“Teacher, I went camping yesterday…” said the little boy and continued about the camping trip.
He waited for the teacher to come closer and continued talking about the fun trip he had. The teacher listened carefully and said, “It sounds like an amazing trip you had! I love how you told me right after your first day back.” He excitedly added, “I couldn’t wait to tell you!” The dialogue between the teacher and the child continued throughout the day through conversation, body language, art, outside play, and indoor play. It kept reminiscing the child’s memory and continued the story through role-playing, housekeeping area, circle times, and art times.
Dialogue with children
Dialogue is giving and receiving meaning between one another. And its importance is clear in an early learning setting. The action and experience invite dialogues and the “can’t wait” feelings. Children love sharing ideas, bits of knowledge, and stories to discover more and to understand the whole world around them naturally and intentionally. Like the boy in this story, the dialogue between the family members, mood, atmosphere, new environment, and senses all around him must have excited him and gave him lots of stories to knead. It provokes wonder and invites the others to share the same wonder, which helps with social skills.

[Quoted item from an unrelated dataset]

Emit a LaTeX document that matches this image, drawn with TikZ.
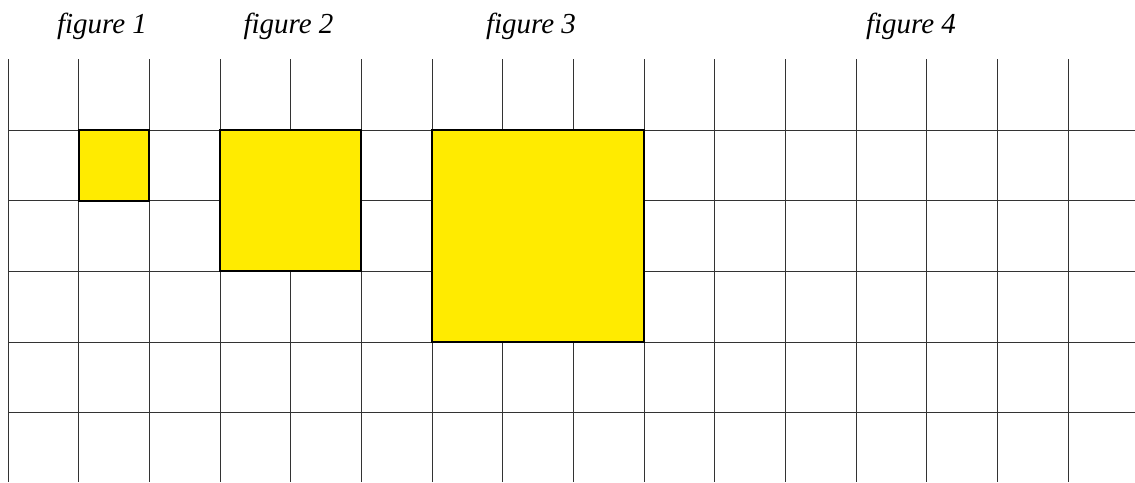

“[The] dialogues require us to attend to the situated, lively, uneven, embodied, affective, and agentic human and more-than-human relations that co-shape worlds” (2021, Yazbeck). Dialogue is in every minute in a children’s play or space. It is continuous and restless. So many areas of wonder and curiosity invite us. And it lets us build relationships, stories, and a safe ground where we can articulate our curiosity with an understanding of the root. It can be something general like the above child’s dialogue, yet when it gains meaning it makes it special, worthwhile, and will help the child bloom.